Dirk Diggler a écrit :Fini la saga Doinel avec "L'amour en fuite".
Je ne reviendrai pas sur la tournure ultra-sentimentale que prennent ses aventures, on dirait que selon Truffaut la vie en France se résumait aux sentiments, le travail étant parfaitement disponible (j'ai bien ri en entendant la remarque de Léaud à son fils sur les grands musiciens et les critiques musicaux, mais elle dénote aussi une belle insouciance, qui devrait être obsolète de nos jours, quant aux questions professionnelles et sociales).

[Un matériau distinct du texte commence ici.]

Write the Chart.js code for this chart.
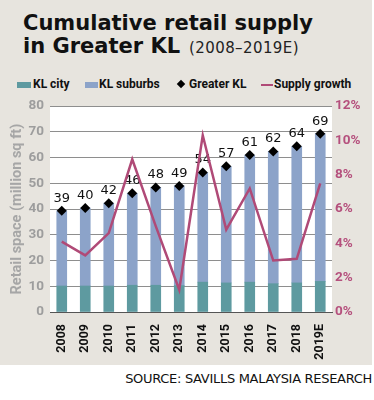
<!DOCTYPE html>
<html>
<head>
<meta charset="utf-8">
<script src="https://cdn.jsdelivr.net/npm/chart.js@4"></script>
<style>
  body { margin: 0; background: #fff; width: 374px; height: 400px; position: relative; overflow: hidden; }
  #panel { position: absolute; left: 0; top: 0; width: 372px; height: 365px; background: #e7e4de; }
  #t1, #t2 { position: absolute; left: 23px; font-family: "DejaVu Sans"; font-weight: bold; font-size: 21px; color: #111; white-space: nowrap; letter-spacing: 0px; line-height: 24px; }
  #t1 { top: 11px; }
  #t2 { top: 34px; }
  #t2 span { font-weight: normal; font-size: 15px; margin-left: 9px; letter-spacing: 0.4px; color: #222; }
  .lg { position: absolute; top: 77px; font-family: Roboto; font-weight: bold; font-size: 12px; color: #111; white-space: nowrap; }
  .sw { position: absolute; }
  #cv { position: absolute; left: 0; top: 92px; }
  #src { position: absolute; right: 2px; top: 371px; font-family: "DejaVu Sans"; font-size: 13px; color: #111; white-space: nowrap; letter-spacing: -0.3px; }
</style>
</head>
<body>
<div id="panel"></div>
<div id="t1">Cumulative retail supply</div>
<div id="t2">in Greater KL<span>(2008–2019E)</span></div>

<div class="sw" style="left:17px;top:82px;width:14px;height:6px;background:#5e9aa0"></div>
<div class="lg" style="left:33px">KL city</div>
<div class="sw" style="left:85px;top:82px;width:13px;height:6px;background:#8ca3c9"></div>
<div class="lg" style="left:99px">KL suburbs</div>
<div class="sw" style="left:178px;top:81px;width:6px;height:6px;background:#000;transform:rotate(45deg)"></div>
<div class="lg" style="left:189px">Greater KL</div>
<div class="sw" style="left:261px;top:84px;width:12px;height:1.5px;background:#b04a77"></div>
<div class="lg" style="left:274px">Supply growth</div>

<canvas id="cv" width="372" height="273"></canvas>
<div id="src">SOURCE: SAVILLS MALAYSIA RESEARCH</div>

<script>
const years = ['2008', '2009', '2010', '2011', '2012', '2013', '2014', '2015', '2016', '2017', '2018', '2019E'];
const greaterKL = [39.3, 40.4, 42.3, 46.1, 48.4, 49.0, 54.2, 56.6, 61.0, 62.4, 64.4, 69.3];
const klCity = [10.1, 10.1, 10.1, 10.4, 10.4, 10.3, 11.6, 11.3, 11.6, 11.0, 11.3, 11.9];
const klSuburbs = greaterKL.map((v, i) => +(v - klCity[i]).toFixed(1));
const supplyGrowth = [4.1, 3.3, 4.6, 8.9, 5.0, 1.3, 10.3, 4.8, 7.2, 3.0, 3.1, 7.5];
const totalLabels = ['39', '40', '42', '46', '48', '49', '54', '57', '61', '62', '64', '69'];

// white plot background
const plotBg = {
    id: 'plotBg',
    beforeDraw(chart) {
        const a = chart.chartArea;
        chart.ctx.save();
        chart.ctx.fillStyle = '#fff';
        chart.ctx.fillRect(a.left, a.top, a.right - a.left, a.bottom - a.top);
        chart.ctx.restore();
    }
};

// value labels above the diamonds
const totalText = {
    id: 'totalText',
    afterDatasetDraw(chart, args) {
        if (args.index !== 2) return;
        const ctx = chart.ctx;
        ctx.save();
        ctx.font = '13px "DejaVu Sans"';
        ctx.fillStyle = '#111';
        ctx.textAlign = 'center';
        ctx.textBaseline = 'bottom';
        args.meta.data.forEach((pt, i) => {
            ctx.fillText(totalLabels[i], pt.x, pt.y - 6);
        });
        ctx.restore();
    }
};

new Chart(document.getElementById('cv'), {
    data: {
        labels: years,
        datasets: [
            { type: 'bar', label: 'KL city', data: klCity, backgroundColor: '#5e9aa0', stack: 's', order: 4, barThickness: 10 },
            { type: 'bar', label: 'KL suburbs', data: klSuburbs, backgroundColor: '#8ca3c9', stack: 's', order: 4, barThickness: 10 },
            { type: 'line', label: 'Greater KL', data: greaterKL, stack: 't', showLine: false, pointStyle: 'rectRot',
              pointRadius: 5, backgroundColor: '#000', borderColor: '#000', borderWidth: 0, order: 3 },
            { type: 'line', label: 'Supply growth', data: supplyGrowth, yAxisID: 'y1', borderColor: '#b04a77',
              borderWidth: 2.5, pointRadius: 0, tension: 0, fill: false, order: 2 }
        ]
    },
    options: {
        responsive: false,
        animation: false,
        layout: { padding: { top: 11, left: 0, right: 0, bottom: 0 } },
        plugins: { legend: { display: false }, tooltip: { enabled: false } },
        scales: {
            x: {
                stacked: true,
                grid: { display: false },
                border: { color: '#555', width: 1 },
                ticks: { minRotation: 90, maxRotation: 90, color: '#111', padding: 4,
                         font: { family: 'Roboto', weight: 'bold', size: 12.5 } },
                afterFit(s) { s.height = 53; }
            },
            y: {
                stacked: true,
                min: 0, max: 80,
                ticks: { stepSize: 10, color: '#9d9d9d', padding: 6,
                         font: { family: 'Roboto', weight: 'bold', size: 13.5 } },
                grid: { color: '#8e8e8e', drawTicks: false },
                border: { display: false },
                title: { display: true, text: 'Retail space (million sq ft)', color: '#a6a6a6',
                         font: { family: 'Roboto', weight: 'bold', size: 14.5 }, padding: { top: 9, bottom: 0 } },
                afterFit(s) { s.width = 50; }
            },
            y1: {
                position: 'right',
                min: 0, max: 12,
                ticks: { stepSize: 2, color: '#b5507d', padding: 3, callback: v => v + '%',
                         font: { family: 'Roboto', weight: 'bold', size: 13.5 } },
                grid: { display: false, drawTicks: false },
                border: { display: false },
                afterFit(s) { s.width = 40; }
            }
        }
    },
    plugins: [plotBg, totalText]
});
</script>
</body>
</html>
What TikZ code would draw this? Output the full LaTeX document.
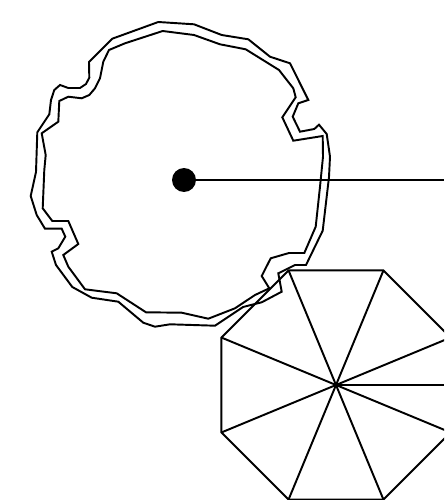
\documentclass[tikz,border=0pt]{standalone}
\usepackage{tikz}
\usetikzlibrary{calc,positioning}
\tikzset{
  rimline/.style={line width=1.1pt,line join=miter,black},
  octline/.style={line width=1.1pt,black},
  hubdot/.style={circle,fill=black,inner sep=0pt,minimum size=0.48cm},
  octhub/.style={circle,draw=black,line width=0.7pt,inner sep=0pt,minimum size=0.08cm},
}

\begin{document}
\begin{tikzpicture}[x=0.02cm,y=-0.02cm]
  \clip (0,0) rectangle (444,500);
  % outer edge of the ring
  \draw[rimline] (158.3,22) -- (112.3,38.7) -- (89,62) -- (89.3,77.7) -- (86,84) -- (80,88)
    -- (68.3,88) -- (60,85) -- (54.3,90) -- (51,100) -- (49.3,114.3) -- (37.3,132.3)
    -- (36,172) -- (30.7,196) -- (36.7,215) -- (45,228.7) -- (61.7,228.7) -- (65.3,236.7)
    -- (58.3,248.3) -- (51.7,251.7) -- (56,265) -- (72.3,287) -- (91.7,297.7) -- (118.3,301.7)
    -- (143.3,322.7) -- (155,326.7) -- (170,324.3) -- (215,325.7) -- (243,307) -- (261.7,302.3)
    -- (281.7,291.7) -- (278.3,273.3) -- (295,265) -- (306,265) -- (322.7,230.7) -- (329,177)
    -- (330,156.7) -- (326.7,134) -- (319,124.7) -- (314.3,129) -- (300,131.7) -- (292.7,116.7)
    -- (298.3,103.3) -- (308.3,100) -- (290,63.3) -- (270,56.7) -- (248.3,39.3) -- (221.7,35)
    -- (194,24.3) -- cycle;
  % inner edge of the ring
  \draw[rimline] (162.7,31) -- (125,43.3) -- (109,50) -- (103.3,61.7) -- (100,78.3) -- (95,88.3)
    -- (89.3,95) -- (81.7,98.3) -- (68.3,96.7) -- (59.3,101) -- (58.3,121.7) -- (41.7,133.3)
    -- (45.7,155) -- (44.3,170) -- (42.7,208.3) -- (52.3,221) -- (68.3,221) -- (78.3,244)
    -- (63.3,255) -- (68.3,266.7) -- (85,289.3) -- (116.7,293.3) -- (146,312.3) -- (181.7,312.7)
    -- (208.3,318.7) -- (235,308.3) -- (255,295) -- (269.3,288.3) -- (261.7,276) -- (270.7,258.3)
    -- (289,253) -- (304.3,253) -- (315.7,226.7) -- (320,186.7) -- (323,156.7) -- (322.7,136)
    -- (293.3,140.7) -- (282.3,117.3) -- (295.7,97.3) -- (293.3,88.3) -- (279,70) -- (245.7,49.3)
    -- (220,44.3) -- (194,35) -- cycle;
  \node[hubdot] (hub) at (184,180) {};
  \coordinate (hubend) at (444,180);
  \draw[octline] (hub) -- (hubend);
  % octagon with its spokes
  \node[octhub] (octc) at (336,385) {};
  \foreach \i in {0,...,7} {
    \pgfmathsetmacro{\ang}{22.5+45*\i}
    \coordinate (v\i) at ($(octc)+(\ang:124)$);
    \draw[octline] (octc.center) -- (v\i);
  }
  \draw[octline] (v0) -- (v1) -- (v2) -- (v3) -- (v4) -- (v5) -- (v6) -- (v7) -- cycle;
  \coordinate (octend) at (444,385);
  \draw[octline] (octc.center) -- (octend);
\end{tikzpicture}
\end{document}
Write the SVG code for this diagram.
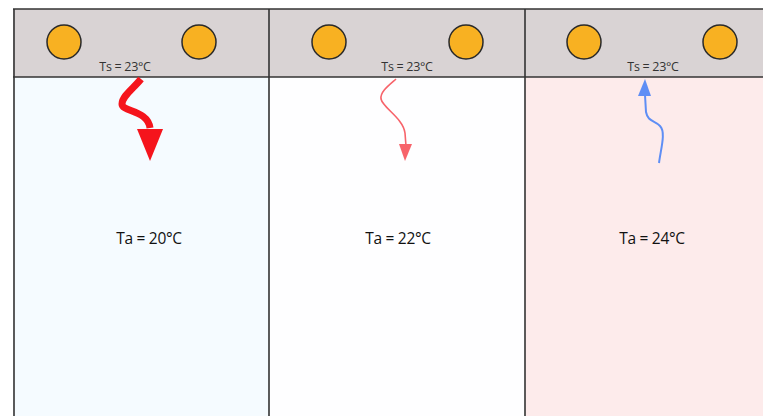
<svg xmlns="http://www.w3.org/2000/svg" width="763" height="416" viewBox="0 0 763 416">
<defs>
<style>
.sun{fill:#f8b122;stroke:#2a2a2a;stroke-width:1.5}
.ln{stroke:#333;stroke-width:1.6;fill:none}
.ts{font-family:"Open Sans","Liberation Sans",sans-serif;font-size:12.5px;fill:#333;text-anchor:middle;letter-spacing:-0.3px}
.ta{font-family:"Open Sans","Liberation Sans",sans-serif;font-size:15.5px;fill:#111;text-anchor:middle;letter-spacing:-0.3px}
</style>
</defs>
<rect x="0" y="0" width="763" height="416" fill="#fff"/>
<g id="panel1">
<rect x="13" y="77" width="256" height="339" fill="#f5fbff"/>
<text class="ta" x="149" y="244">Ta = 20°C</text>
</g>
<g id="panel2">
<rect x="269" y="77" width="256" height="339" fill="#fefeff"/>
<text class="ta" x="398" y="244">Ta = 22°C</text>
</g>
<g id="panel3">
<rect x="525" y="77" width="238" height="339" fill="#fdebeb"/>
<text class="ta" x="652" y="244">Ta = 24°C</text>
</g>
<g id="ceiling">
<rect x="13" y="9" width="750" height="68" fill="#d9d3d4"/>
<circle class="sun" cx="64" cy="42" r="17"/>
<circle class="sun" cx="199" cy="42" r="17"/>
<circle class="sun" cx="329" cy="42" r="17"/>
<circle class="sun" cx="466" cy="42" r="17"/>
<circle class="sun" cx="584" cy="42" r="17"/>
<circle class="sun" cx="720" cy="42" r="17"/>
<text class="ts" x="125" y="71">Ts = 23°C</text>
<text class="ts" x="407" y="71">Ts = 23°C</text>
<text class="ts" x="653" y="71">Ts = 23°C</text>
</g>
<g id="frame">
<line class="ln" x1="13" y1="9" x2="763" y2="9" stroke="#888"/>
<line class="ln" x1="13" y1="77" x2="763" y2="77"/>
<line class="ln" x1="14" y1="9" x2="14" y2="416"/>
<line class="ln" x1="269" y1="9" x2="269" y2="416"/>
<line class="ln" x1="525" y1="9" x2="525" y2="416"/>
</g>
<g id="connectors">
<path d="M141,79 C134,88 122,96 122,104 C122,112 148,110 150,128" fill="none" stroke="#f5141c" stroke-width="7"/>
<path d="M137,129 L163,129 L150,161 Z" fill="#f5141c"/>
<path d="M396,79 C388,86 380,92 381,99 C383,108 403,118 405,133 L406,146" fill="none" stroke="#f7636a" stroke-width="1.6"/>
<path d="M399,144 L412,144 L405,161 Z" fill="#f7636a"/>
<path d="M659,163 C661,148 666,132 660,126 C654,120 648,122 646,112 L645,95" fill="none" stroke="#5e8ef5" stroke-width="2"/>
<path d="M638,96 L651,96 L645,79 Z" fill="#5e8ef5"/>
</g>
</svg>
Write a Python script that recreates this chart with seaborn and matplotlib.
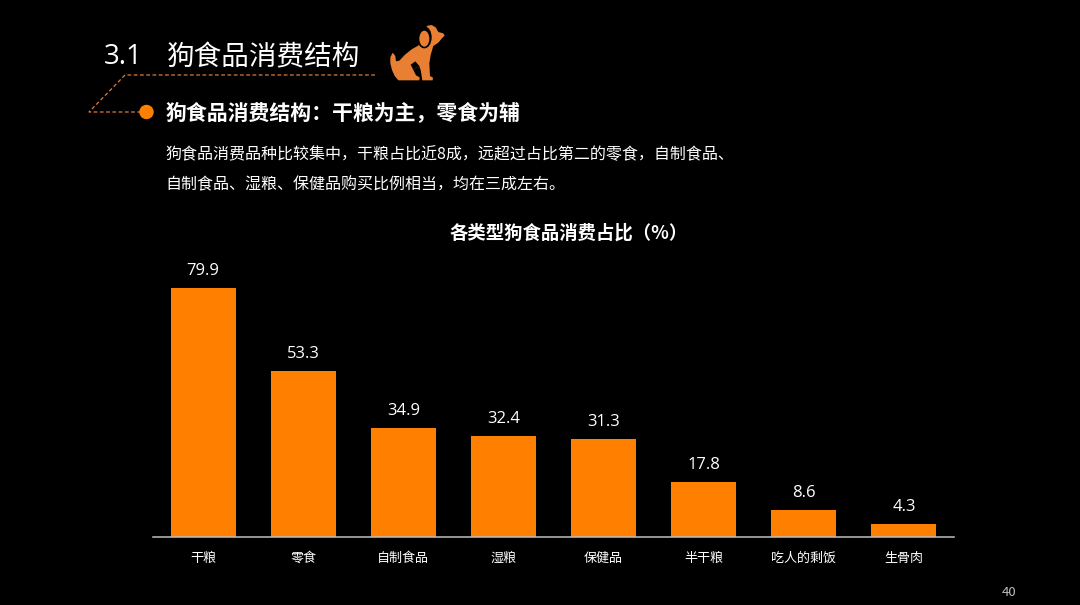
import matplotlib
matplotlib.use("Agg")
import matplotlib.pyplot as plt
from matplotlib.patches import Circle, Ellipse, Polygon
import seaborn as sns
import pandas as pd

categories = ["干粮", "零食", "自制食品", "湿粮", "保健品", "半干粮", "吃人的剩饭", "生骨肉"]
values = [79.9, 53.3, 34.9, 32.4, 31.3, 17.8, 8.6, 4.3]
section = "3.1"
title = "狗食品消费结构"
subtitle = "狗食品消费结构：干粮为主，零食为辅"
body = ["狗食品消费品种比较集中，干粮占比近8成，远超过占比第二的零食，自制食品、",
        "自制食品、湿粮、保健品购买比例相当，均在三成左右。"]
chart_title = "各类型狗食品消费占比（%）"
page = "40"

W, H = 1080, 605
ORANGE = "#FF8000"
sns.set_theme(style="dark")
plt.rcParams['font.family'] = ['Noto Sans CJK SC', 'DejaVu Sans']

fig = plt.figure(figsize=(W/100, H/100), dpi=100, facecolor="black")
ax = fig.add_axes([153/W, 1-537/H, 801/W, 277/H], facecolor="black")
df = pd.DataFrame({"cat": categories, "val": values})
sns.barplot(data=df, x="cat", y="val", color=ORANGE, saturation=1, width=0.65, linewidth=0, ax=ax)
ax.set_ylim(0, 277/3.116)
ax.set_xlim(-0.5, 7.5)
ax.set_xlabel(""); ax.set_ylabel(""); ax.set_yticks([])
ax.grid(False)
for s in ["top", "left", "right"]:
    ax.spines[s].set_visible(False)
ax.spines["bottom"].set_color("#BFBFBF")
ax.spines["bottom"].set_linewidth(1.1)
ax.tick_params(axis="x", length=0, pad=11, colors="white", labelsize=9.4)
ax.bar_label(ax.containers[0], fmt="%.1f", padding=6.5, color="white", fontsize=12,
             family=["Open Sans", "DejaVu Sans"])

ov = fig.add_axes([0, 0, 1, 1], facecolor="none")
ov.set_xlim(0, W); ov.set_ylim(H, 0); ov.axis("off")
ov.text(104, 57, section, color="white", fontsize=20, va="center", ha="left",
        family=["Open Sans", "DejaVu Sans"])
ov.text(167, 57, title, color="white", fontsize=19.9, va="center", ha="left")
ov.text(166, 113, subtitle, color="white", fontsize=15, fontweight="bold", va="center", ha="left")
ov.text(165, 155, body[0], color="white", fontsize=11.5, va="center", ha="left")
ov.text(165, 185, body[1], color="white", fontsize=11.5, va="center", ha="left")
ov.text(569, 233.5, chart_title, color="white", fontsize=13.2, fontweight="bold", va="center", ha="center")
ov.text(1009, 593, page, color="#BFBFBF", fontsize=9.5, va="center", ha="center")

dash = dict(color="#E07B39", lw=0.9, ls=(0, (3, 2)))
ov.plot([375, 125, 89, 142], [75, 75, 112, 112], **dash)
ov.add_patch(Circle((146.5, 112), 6.5, color=ORANGE, zorder=3))

# dog icon, outline traced in pixels of a 3x crop at (380, 20)
dog = "#E97F33"
def z(pts):
    return [(380 + x/3, 20 + y/3) for x, y in pts]
outline = [(38, 98), (31, 112), (31, 130), (36, 150), (44, 168), (55, 181), (118, 181), (119, 172), (108, 166),
           (100, 150), (112, 140), (122, 150), (127, 181), (158, 181), (159, 173), (150, 168), (148, 130),
           (152, 105), (160, 78), (175, 68), (185, 56), (194, 46), (190, 40), (175, 36), (167, 22), (155, 15),
           (143, 17), (130, 28), (120, 50), (116, 76), (95, 88), (75, 104), (58, 122), (48, 124), (46, 108)]
ov.add_patch(Polygon(z(outline), closed=True, color=dog, lw=0, zorder=2))
ov.add_patch(Polygon(z([(92, 134), (106, 124), (118, 138), (122, 150), (112, 140), (100, 150)]),
                     closed=True, color="black", lw=0, zorder=3))
ov.add_patch(Ellipse((380 + 133/3, 20 + 52/3), 44/3, 66/3, color="black", lw=0, zorder=3))
ov.add_patch(Ellipse((380 + 133/3, 20 + 56/3), 30/3, 48/3, color=dog, lw=0, zorder=4))

fig.savefig("out.png", dpi=100, facecolor="black")
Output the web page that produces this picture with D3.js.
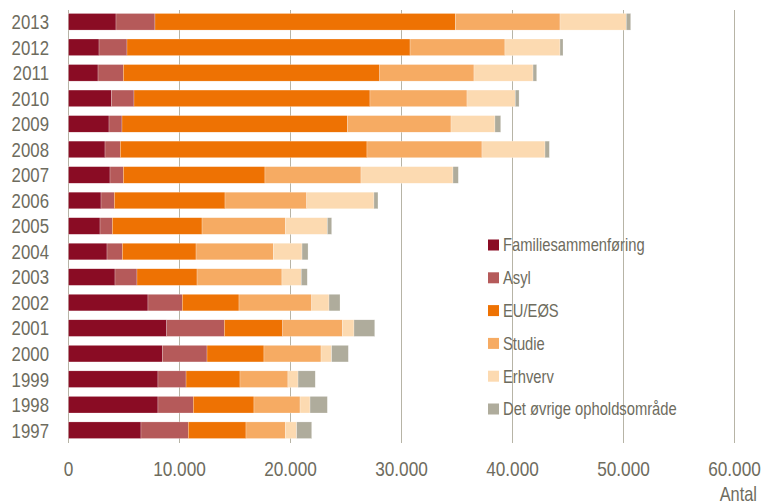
<!DOCTYPE html>
<html>
<head>
<meta charset="utf-8">
<script src="https://cdn.jsdelivr.net/npm/d3@7"></script>
<style>
  body { margin: 0; background: #fff; }
  svg { display: block; font-family: "Liberation Sans", Arial, sans-serif; }
  .lbl { fill: #6e6c5e; }
</style>
</head>
<body>
<div id="chart"></div>
<script>
// data (thousands)
const years = ['2013','2012','2011','2010','2009','2008','2007','2006','2005','2004','2003','2002','2001','2000','1999','1998','1997'];
const series = ['Familiesammenføring','Asyl','EU/EØS','Studie','Erhverv','Det øvrige opholdsområde'];
const familie = [4.28, 2.75, 2.66, 3.86, 3.65, 3.29, 3.74, 2.93, 2.84, 3.47, 4.19, 7.16, 8.85, 8.45, 8.06, 8.06, 6.53];
const asyl    = [3.51, 2.52, 2.28, 2.04, 1.17, 1.38, 1.20, 1.20, 1.11, 1.38, 1.98, 3.09, 5.19, 4.03, 2.53, 3.18, 4.26];
const eu      = [27.06, 25.50, 23.10, 21.26, 20.30, 22.22, 12.76, 9.97, 8.08, 6.64, 5.41, 5.11, 5.26, 5.13, 4.86, 5.47, 5.20];
const studie  = [9.43, 8.55, 8.49, 8.74, 9.34, 10.36, 8.65, 7.36, 7.50, 6.96, 7.65, 6.55, 5.37, 5.14, 4.32, 4.15, 3.54];
const erhverv = [5.97, 4.96, 5.32, 4.35, 3.96, 5.68, 8.29, 6.06, 3.79, 2.59, 1.74, 1.56, 1.05, 0.96, 0.91, 0.90, 1.03];
const ovrige  = [0.40, 0.27, 0.33, 0.34, 0.52, 0.39, 0.48, 0.36, 0.39, 0.54, 0.54, 0.99, 1.87, 1.50, 1.55, 1.56, 1.35];
const xTicks = [0, 10000, 20000, 30000, 40000, 50000, 60000];
const colors = ['#8a0c24', '#b55a5a', '#ee7203', '#f6ab63', '#fcdab1', '#afac9c'];

const W = 763, H = 504;
const svg = d3.select('#chart').append('svg').attr('width', W).attr('height', H);

const cols = [familie, asyl, eu, studie, erhverv, ovrige];
const rows = years.map((y, i) => {
  const r = { year: y };
  series.forEach((s, k) => { r[s] = cols[k][i] * 1000; });
  return r;
});
const stacked = d3.stack().keys(series)(rows);

const x = d3.scaleLinear().domain([0, 60000]).range([68.5, 734.5]);
const y = d3.scaleBand().domain(years).range([9, 443]).paddingInner(0.35).paddingOuter(0.175);

const fmt = d => d3.format(',')(d).replace(/,/g, '.');
const narrow = 0.82; // no condensed font installed, squeeze Liberation Sans instead
const at = (px, py) => `translate(${px},${py}) scale(${narrow},1)`;

// grid
svg.append('g').selectAll('line').data(xTicks).join('line')
  .attr('x1', d => x(d)).attr('x2', d => x(d))
  .attr('y1', 10).attr('y2', 443)
  .attr('stroke', '#b7b4a6').attr('stroke-width', 1);

// bars
svg.append('g').selectAll('g').data(stacked).join('g')
  .attr('fill', (d, i) => colors[i])
  .selectAll('rect').data(d => d).join('rect')
  .attr('x', d => x(d[0]))
  .attr('width', d => x(d[1]) - x(d[0]))
  .attr('y', d => y(d.data.year))
  .attr('height', y.bandwidth())
  .attr('stroke', '#fff').attr('stroke-width', 0.4).attr('stroke-opacity', 0.6);

// year labels
svg.append('g').selectAll('text').data(years).join('text')
  .attr('class', 'lbl')
  .attr('transform', d => at(49, y(d) + y.bandwidth() / 2))
  .attr('dy', '0.36em').attr('text-anchor', 'end')
  .attr('font-size', 20.5)
  .text(d => d);

// x tick labels
svg.append('g').selectAll('text').data(xTicks).join('text')
  .attr('class', 'lbl')
  .attr('transform', d => at(x(d), 476))
  .attr('text-anchor', 'middle').attr('font-size', 21)
  .text(fmt);

svg.append('text').attr('class', 'lbl')
  .attr('transform', at(757, 501)).attr('text-anchor', 'end')
  .attr('font-size', 20).text('Antal');

// legend
const leg = svg.append('g').selectAll('g').data(series).join('g')
  .attr('transform', (d, i) => `translate(488,${245 + i * 32.8})`);
leg.append('rect').attr('x', 0).attr('y', -5.5).attr('width', 11).attr('height', 11)
  .attr('fill', (d, i) => colors[i]);
leg.append('text').attr('class', 'lbl')
  .attr('transform', at(15, 0))
  .attr('dy', '0.36em').attr('font-size', 18)
  .text(d => d);
</script>
</body>
</html>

Cette insouciance était déjà d'un autre temps en 1979 mais Truffaut était un romantique nimbé dans la littérature du 19ème siècle et trouvait/voulait que le cinéma soit plus beau que la vie. Du reste, il a fait beaucoup de petits dans le cinéma d'aujourd'hui, de Philippe Harel à Mikhaël Hers (pour prendre deux des plus intéressants).
Mais je crierai haro sur l'horrible chanson du tandem Souchon-Voulzy arrangée aux oignons pouet-pouet qui vient dater le film, là où les précédents ne présentaient aucun signe de compromission avec le temps.
Elle est datée mais elle est parfaitement raccord avec le ton du film. Truffaut était aussi un passionné de chanson française et on entendra chez lui Guy Béart, Trénet, Bobby Lapointe... sans oublier bien sûr les ritournelles de Serge Rezvani et qu'il donna un de ses rôles les plus magnifiques à Aznavour (bien que ce dernier chantera chez son "ami" Godard).
Et je critiquerai sans réserve les flash-backs qui utilisent les scènes des précédents, parfois in extenso ; c'est nostalgique, certes, mais c'est aussi une grande paresse de l'âme. Les épisodes bouche-trou de "Friends" ou de "Notre Belle Famille" utilisent le même procédé
Là, je suis d'accord, c'est efficace mais le procédé "
Souvenez-vous..." est un peu facile.
Je proclamerai aussi que Jean-Pierre Léaud est de moins en moins aimable au fil des films.
D'accord là-dessus aussi. Pour faire rapide, je dirai que ce dernier chapitre de la saga Doinel ne s'imposait pas même si quelques séquences restent émouvantes.
Malgré toutes ces réserves, le film m'a quand même touché. Il me laisse penser que François Truffaut est mort de tristesse plutôt que d'un cancer. Toute cette mélancolie qui s'étale ici, et qui s'étale aussi dans "L'homme qui aimait les femmes", certainement dans "La Chambre Verte" (le prochain sur ma liste), et j'imagine finalement dans la plupart de ses derniers travaux. Ce ressassement du mal, c'est le signe d'un enracinement précoce et profond d'une tumeur qui finira par le tuer. Truffaut disait qu'il savait au moment même où il le tournait qu'il faisait une connerie. C'est vrai. Il enracine ce personnage, qui est presque un double, dans les joies fortes et éphémères, les chagrins lents et lourds, et à qui l’ambiguïté du monde fait nécessairement plus de tort (la relation Sabine-Xavier couvre le propos de l’œuvre d'un gros voile bien sombre et trahit l'impression de happy end). Ce refus de changer d'horizon, qui se complète sans paradoxe par une facilité d'émerveillement que Spielberg avait bien sentie, me semble avoir mené Truffaut droit vers la maladie et la mort. "L'amour en fuite", qui est un exemple brouillon de cette recherche absolue et indéterminée, ne fait que renforcer l'affection que j'ai pour cet homme.
Ton sentiment n'en sortira que renforcée après la découverte de
La Chambre Verte, le film le plus personnel, intime et audacieux de Truffaut mais qui peut décontenancer.
Par contre, je te suivrais moins dans ton parallèle entre sa tristesse et le cancer qui allait le ronger. La tristesse est inhérente à la plupart de ses films, dès le début. Je peux me tromper mais je ne pense pas qu'il avait déjà cette épée de Damoclès en 1979. Je me rappelle très bien du jour où une amie qui travaillait dans le cinéma m'avait appris que Truffaut allait très mal et c'était en 1983.